#### Source material

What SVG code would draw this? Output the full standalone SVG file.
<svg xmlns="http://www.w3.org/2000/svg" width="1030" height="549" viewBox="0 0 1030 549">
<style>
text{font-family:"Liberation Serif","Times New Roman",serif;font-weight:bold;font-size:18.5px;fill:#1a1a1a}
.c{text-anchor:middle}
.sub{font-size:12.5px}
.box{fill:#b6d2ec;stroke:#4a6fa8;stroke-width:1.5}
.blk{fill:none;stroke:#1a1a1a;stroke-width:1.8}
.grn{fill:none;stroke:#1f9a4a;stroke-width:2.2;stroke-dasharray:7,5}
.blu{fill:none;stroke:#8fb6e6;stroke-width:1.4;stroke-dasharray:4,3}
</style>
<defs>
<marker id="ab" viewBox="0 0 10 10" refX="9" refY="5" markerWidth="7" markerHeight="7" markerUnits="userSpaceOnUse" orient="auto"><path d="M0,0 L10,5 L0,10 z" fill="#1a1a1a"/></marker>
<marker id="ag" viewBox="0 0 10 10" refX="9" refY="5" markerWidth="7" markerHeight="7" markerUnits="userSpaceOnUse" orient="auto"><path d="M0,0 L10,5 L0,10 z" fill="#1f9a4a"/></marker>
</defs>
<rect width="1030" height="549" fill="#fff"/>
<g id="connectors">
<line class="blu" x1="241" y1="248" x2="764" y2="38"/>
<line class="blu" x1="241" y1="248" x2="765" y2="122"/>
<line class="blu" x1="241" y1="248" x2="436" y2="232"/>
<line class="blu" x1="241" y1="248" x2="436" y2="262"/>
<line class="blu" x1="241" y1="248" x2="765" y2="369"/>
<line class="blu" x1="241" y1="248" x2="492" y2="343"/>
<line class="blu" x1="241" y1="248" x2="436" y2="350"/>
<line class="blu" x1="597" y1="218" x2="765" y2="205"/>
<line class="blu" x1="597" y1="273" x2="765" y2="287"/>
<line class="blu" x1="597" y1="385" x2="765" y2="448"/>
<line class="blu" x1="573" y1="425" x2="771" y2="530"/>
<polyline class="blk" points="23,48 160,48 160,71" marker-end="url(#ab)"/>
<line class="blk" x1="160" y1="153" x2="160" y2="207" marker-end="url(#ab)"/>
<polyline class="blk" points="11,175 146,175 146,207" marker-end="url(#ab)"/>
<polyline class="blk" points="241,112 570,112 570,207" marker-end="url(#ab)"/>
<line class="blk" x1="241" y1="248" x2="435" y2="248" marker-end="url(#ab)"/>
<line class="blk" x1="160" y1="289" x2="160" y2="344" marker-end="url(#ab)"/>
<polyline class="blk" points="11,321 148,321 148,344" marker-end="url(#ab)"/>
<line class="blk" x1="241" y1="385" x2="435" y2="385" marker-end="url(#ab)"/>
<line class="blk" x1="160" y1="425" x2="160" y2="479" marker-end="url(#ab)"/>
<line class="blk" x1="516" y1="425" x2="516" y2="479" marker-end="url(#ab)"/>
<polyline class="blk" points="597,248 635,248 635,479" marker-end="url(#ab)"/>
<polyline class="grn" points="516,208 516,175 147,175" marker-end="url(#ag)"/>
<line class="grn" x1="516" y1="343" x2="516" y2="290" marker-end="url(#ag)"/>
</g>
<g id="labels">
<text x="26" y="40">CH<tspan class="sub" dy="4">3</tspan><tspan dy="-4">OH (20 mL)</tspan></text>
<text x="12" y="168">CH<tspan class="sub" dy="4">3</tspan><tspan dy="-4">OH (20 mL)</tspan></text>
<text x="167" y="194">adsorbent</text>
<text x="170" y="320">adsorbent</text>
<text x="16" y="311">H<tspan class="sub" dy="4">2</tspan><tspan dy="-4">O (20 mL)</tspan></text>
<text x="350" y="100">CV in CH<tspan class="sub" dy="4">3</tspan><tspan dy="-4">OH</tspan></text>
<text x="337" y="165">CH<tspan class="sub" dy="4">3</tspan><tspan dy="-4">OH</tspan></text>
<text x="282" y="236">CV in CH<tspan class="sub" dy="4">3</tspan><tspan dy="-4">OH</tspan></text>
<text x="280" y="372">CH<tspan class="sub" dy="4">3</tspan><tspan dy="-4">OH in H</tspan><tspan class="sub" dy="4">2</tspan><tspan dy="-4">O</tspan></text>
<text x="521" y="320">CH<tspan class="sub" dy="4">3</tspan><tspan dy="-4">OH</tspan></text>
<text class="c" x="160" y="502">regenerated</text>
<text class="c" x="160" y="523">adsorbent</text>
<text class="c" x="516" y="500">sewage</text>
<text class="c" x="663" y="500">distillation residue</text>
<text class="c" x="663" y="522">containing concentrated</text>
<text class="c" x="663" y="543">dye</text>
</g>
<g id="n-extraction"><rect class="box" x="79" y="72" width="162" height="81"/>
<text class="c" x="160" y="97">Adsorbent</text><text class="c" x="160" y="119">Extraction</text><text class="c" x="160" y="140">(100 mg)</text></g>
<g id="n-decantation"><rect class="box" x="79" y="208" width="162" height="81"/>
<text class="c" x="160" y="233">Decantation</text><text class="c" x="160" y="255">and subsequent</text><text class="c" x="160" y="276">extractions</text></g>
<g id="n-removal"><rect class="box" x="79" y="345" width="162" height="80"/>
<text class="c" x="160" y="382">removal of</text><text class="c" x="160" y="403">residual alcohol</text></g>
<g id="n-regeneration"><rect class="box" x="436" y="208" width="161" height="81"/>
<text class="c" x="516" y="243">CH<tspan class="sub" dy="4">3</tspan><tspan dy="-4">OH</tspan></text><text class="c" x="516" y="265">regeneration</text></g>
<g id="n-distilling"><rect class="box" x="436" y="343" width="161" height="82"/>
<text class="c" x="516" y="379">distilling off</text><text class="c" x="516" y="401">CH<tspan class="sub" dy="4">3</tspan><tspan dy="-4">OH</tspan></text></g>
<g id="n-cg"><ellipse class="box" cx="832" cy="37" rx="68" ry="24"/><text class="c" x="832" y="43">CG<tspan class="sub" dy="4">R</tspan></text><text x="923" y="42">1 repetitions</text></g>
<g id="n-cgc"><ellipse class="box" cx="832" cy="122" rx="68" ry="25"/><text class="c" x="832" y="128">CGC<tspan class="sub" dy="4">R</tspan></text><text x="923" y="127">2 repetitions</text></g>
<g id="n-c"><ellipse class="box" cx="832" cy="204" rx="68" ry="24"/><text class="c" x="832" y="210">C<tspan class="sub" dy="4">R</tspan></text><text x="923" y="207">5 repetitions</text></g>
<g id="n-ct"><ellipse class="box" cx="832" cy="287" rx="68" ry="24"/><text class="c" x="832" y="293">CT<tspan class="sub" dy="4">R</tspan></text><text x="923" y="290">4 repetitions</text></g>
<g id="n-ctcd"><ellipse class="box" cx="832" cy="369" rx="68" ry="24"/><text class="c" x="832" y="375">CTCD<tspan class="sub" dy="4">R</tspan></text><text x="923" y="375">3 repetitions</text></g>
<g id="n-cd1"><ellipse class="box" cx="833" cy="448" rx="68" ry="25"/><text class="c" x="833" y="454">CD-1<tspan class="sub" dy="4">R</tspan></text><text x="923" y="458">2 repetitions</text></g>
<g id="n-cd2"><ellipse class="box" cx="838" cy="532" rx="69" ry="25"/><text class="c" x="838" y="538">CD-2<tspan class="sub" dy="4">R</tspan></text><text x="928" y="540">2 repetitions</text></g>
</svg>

########

[Do this] Repeat the lines above exactly.

[Completed exercise]
What SVG code would draw this? Output the full standalone SVG file.
<svg xmlns="http://www.w3.org/2000/svg" width="1030" height="549" viewBox="0 0 1030 549">
<style>
text{font-family:"Liberation Serif","Times New Roman",serif;font-weight:bold;font-size:18.5px;fill:#1a1a1a}
.c{text-anchor:middle}
.sub{font-size:12.5px}
.box{fill:#b6d2ec;stroke:#4a6fa8;stroke-width:1.5}
.blk{fill:none;stroke:#1a1a1a;stroke-width:1.8}
.grn{fill:none;stroke:#1f9a4a;stroke-width:2.2;stroke-dasharray:7,5}
.blu{fill:none;stroke:#8fb6e6;stroke-width:1.4;stroke-dasharray:4,3}
</style>
<defs>
<marker id="ab" viewBox="0 0 10 10" refX="9" refY="5" markerWidth="7" markerHeight="7" markerUnits="userSpaceOnUse" orient="auto"><path d="M0,0 L10,5 L0,10 z" fill="#1a1a1a"/></marker>
<marker id="ag" viewBox="0 0 10 10" refX="9" refY="5" markerWidth="7" markerHeight="7" markerUnits="userSpaceOnUse" orient="auto"><path d="M0,0 L10,5 L0,10 z" fill="#1f9a4a"/></marker>
</defs>
<rect width="1030" height="549" fill="#fff"/>
<g id="connectors">
<line class="blu" x1="241" y1="248" x2="764" y2="38"/>
<line class="blu" x1="241" y1="248" x2="765" y2="122"/>
<line class="blu" x1="241" y1="248" x2="436" y2="232"/>
<line class="blu" x1="241" y1="248" x2="436" y2="262"/>
<line class="blu" x1="241" y1="248" x2="765" y2="369"/>
<line class="blu" x1="241" y1="248" x2="492" y2="343"/>
<line class="blu" x1="241" y1="248" x2="436" y2="350"/>
<line class="blu" x1="597" y1="218" x2="765" y2="205"/>
<line class="blu" x1="597" y1="273" x2="765" y2="287"/>
<line class="blu" x1="597" y1="385" x2="765" y2="448"/>
<line class="blu" x1="573" y1="425" x2="771" y2="530"/>
<polyline class="blk" points="23,48 160,48 160,71" marker-end="url(#ab)"/>
<line class="blk" x1="160" y1="153" x2="160" y2="207" marker-end="url(#ab)"/>
<polyline class="blk" points="11,175 146,175 146,207" marker-end="url(#ab)"/>
<polyline class="blk" points="241,112 570,112 570,207" marker-end="url(#ab)"/>
<line class="blk" x1="241" y1="248" x2="435" y2="248" marker-end="url(#ab)"/>
<line class="blk" x1="160" y1="289" x2="160" y2="344" marker-end="url(#ab)"/>
<polyline class="blk" points="11,321 148,321 148,344" marker-end="url(#ab)"/>
<line class="blk" x1="241" y1="385" x2="435" y2="385" marker-end="url(#ab)"/>
<line class="blk" x1="160" y1="425" x2="160" y2="479" marker-end="url(#ab)"/>
<line class="blk" x1="516" y1="425" x2="516" y2="479" marker-end="url(#ab)"/>
<polyline class="blk" points="597,248 635,248 635,479" marker-end="url(#ab)"/>
<polyline class="grn" points="516,208 516,175 147,175" marker-end="url(#ag)"/>
<line class="grn" x1="516" y1="343" x2="516" y2="290" marker-end="url(#ag)"/>
</g>
<g id="labels">
<text x="26" y="40">CH<tspan class="sub" dy="4">3</tspan><tspan dy="-4">OH (20 mL)</tspan></text>
<text x="12" y="168">CH<tspan class="sub" dy="4">3</tspan><tspan dy="-4">OH (20 mL)</tspan></text>
<text x="167" y="194">adsorbent</text>
<text x="170" y="320">adsorbent</text>
<text x="16" y="311">H<tspan class="sub" dy="4">2</tspan><tspan dy="-4">O (20 mL)</tspan></text>
<text x="350" y="100">CV in CH<tspan class="sub" dy="4">3</tspan><tspan dy="-4">OH</tspan></text>
<text x="337" y="165">CH<tspan class="sub" dy="4">3</tspan><tspan dy="-4">OH</tspan></text>
<text x="282" y="236">CV in CH<tspan class="sub" dy="4">3</tspan><tspan dy="-4">OH</tspan></text>
<text x="280" y="372">CH<tspan class="sub" dy="4">3</tspan><tspan dy="-4">OH in H</tspan><tspan class="sub" dy="4">2</tspan><tspan dy="-4">O</tspan></text>
<text x="521" y="320">CH<tspan class="sub" dy="4">3</tspan><tspan dy="-4">OH</tspan></text>
<text class="c" x="160" y="502">regenerated</text>
<text class="c" x="160" y="523">adsorbent</text>
<text class="c" x="516" y="500">sewage</text>
<text class="c" x="663" y="500">distillation residue</text>
<text class="c" x="663" y="522">containing concentrated</text>
<text class="c" x="663" y="543">dye</text>
</g>
<g id="n-extraction"><rect class="box" x="79" y="72" width="162" height="81"/>
<text class="c" x="160" y="97">Adsorbent</text><text class="c" x="160" y="119">Extraction</text><text class="c" x="160" y="140">(100 mg)</text></g>
<g id="n-decantation"><rect class="box" x="79" y="208" width="162" height="81"/>
<text class="c" x="160" y="233">Decantation</text><text class="c" x="160" y="255">and subsequent</text><text class="c" x="160" y="276">extractions</text></g>
<g id="n-removal"><rect class="box" x="79" y="345" width="162" height="80"/>
<text class="c" x="160" y="382">removal of</text><text class="c" x="160" y="403">residual alcohol</text></g>
<g id="n-regeneration"><rect class="box" x="436" y="208" width="161" height="81"/>
<text class="c" x="516" y="243">CH<tspan class="sub" dy="4">3</tspan><tspan dy="-4">OH</tspan></text><text class="c" x="516" y="265">regeneration</text></g>
<g id="n-distilling"><rect class="box" x="436" y="343" width="161" height="82"/>
<text class="c" x="516" y="379">distilling off</text><text class="c" x="516" y="401">CH<tspan class="sub" dy="4">3</tspan><tspan dy="-4">OH</tspan></text></g>
<g id="n-cg"><ellipse class="box" cx="832" cy="37" rx="68" ry="24"/><text class="c" x="832" y="43">CG<tspan class="sub" dy="4">R</tspan></text><text x="923" y="42">1 repetitions</text></g>
<g id="n-cgc"><ellipse class="box" cx="832" cy="122" rx="68" ry="25"/><text class="c" x="832" y="128">CGC<tspan class="sub" dy="4">R</tspan></text><text x="923" y="127">2 repetitions</text></g>
<g id="n-c"><ellipse class="box" cx="832" cy="204" rx="68" ry="24"/><text class="c" x="832" y="210">C<tspan class="sub" dy="4">R</tspan></text><text x="923" y="207">5 repetitions</text></g>
<g id="n-ct"><ellipse class="box" cx="832" cy="287" rx="68" ry="24"/><text class="c" x="832" y="293">CT<tspan class="sub" dy="4">R</tspan></text><text x="923" y="290">4 repetitions</text></g>
<g id="n-ctcd"><ellipse class="box" cx="832" cy="369" rx="68" ry="24"/><text class="c" x="832" y="375">CTCD<tspan class="sub" dy="4">R</tspan></text><text x="923" y="375">3 repetitions</text></g>
<g id="n-cd1"><ellipse class="box" cx="833" cy="448" rx="68" ry="25"/><text class="c" x="833" y="454">CD-1<tspan class="sub" dy="4">R</tspan></text><text x="923" y="458">2 repetitions</text></g>
<g id="n-cd2"><ellipse class="box" cx="838" cy="532" rx="69" ry="25"/><text class="c" x="838" y="538">CD-2<tspan class="sub" dy="4">R</tspan></text><text x="928" y="540">2 repetitions</text></g>
</svg>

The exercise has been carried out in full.